For months we have been clear: the 64% cut to revenue funding from 1 April following the introduction of the Local Growth Fund is wholly unworkable and will have devastating consequences. Yet hours before services face collapse and staff are lost, today’s statement offers no urgent solution, no clarity, and no commitment to protect those who rely on this support.
The UK Government’s flawed funding model created this crisis, but these are local services with local impacts. The NI Executive has both the responsibility and the power to prevent this outcome.

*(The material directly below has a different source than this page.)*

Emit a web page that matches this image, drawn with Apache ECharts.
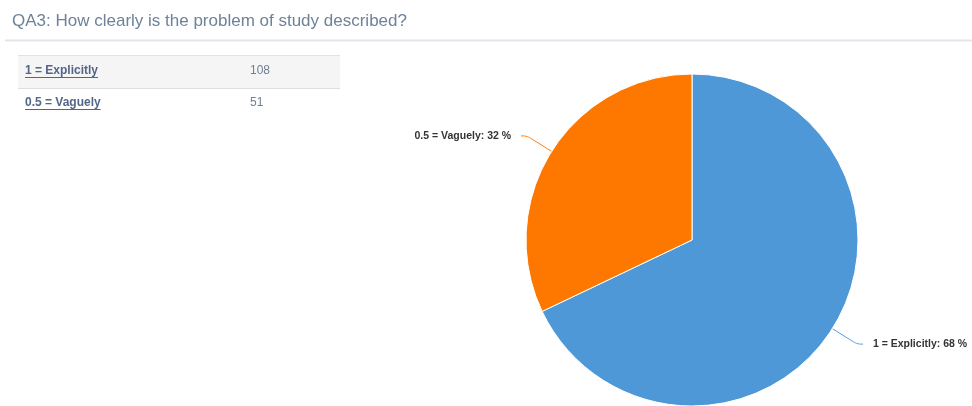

Northern Ireland Executive claims of continued engagement with our sector at this time, to secure a solution are simply not true. Acknowledgement without action is not enough and does equate to getting round a table with our sector to find a solution and a way forward.
Meanwhile:
- More organisations are preparing redundancy notices
- Many staff do not know if they have a job tomorrow
- Service users are being told support may end overnight
It is shameful that both Westminster and Stormont have failed to act. If any other sector faced a funding shock of this scale, condemnation would be loud and intervention would be immediate. Instead, essential community services are being left to absorb it alone.
As ever we stand ready to work with government on a solution. A narrow window still remains for the UK Government and NI Executive to act.
If they do not, we have been clear:
- 11,000 people will lose vital support each year
- Hundreds of skilled frontline staff will be lost
- Community infrastructure will be dismantled overnight, reversing decades of progress on economic and social inclusion
This would not be an inevitable outcome, but a conscious political choice.
NICVA and the Economic Inactivity Coalition will continue to call for urgent intervention. We will not allow these services to disappear quietly, nor remain silent as the impacts of their dismantling unfold.
Our political leaders must be held to account for their actions - and inaction - this week.
Failure to secure a resolution will be an abject failure of their political leadership and will rubber‑stamp a short‑sighted funding decision with known long‑term and devastating consequences.
Our sector and our communities deserve better.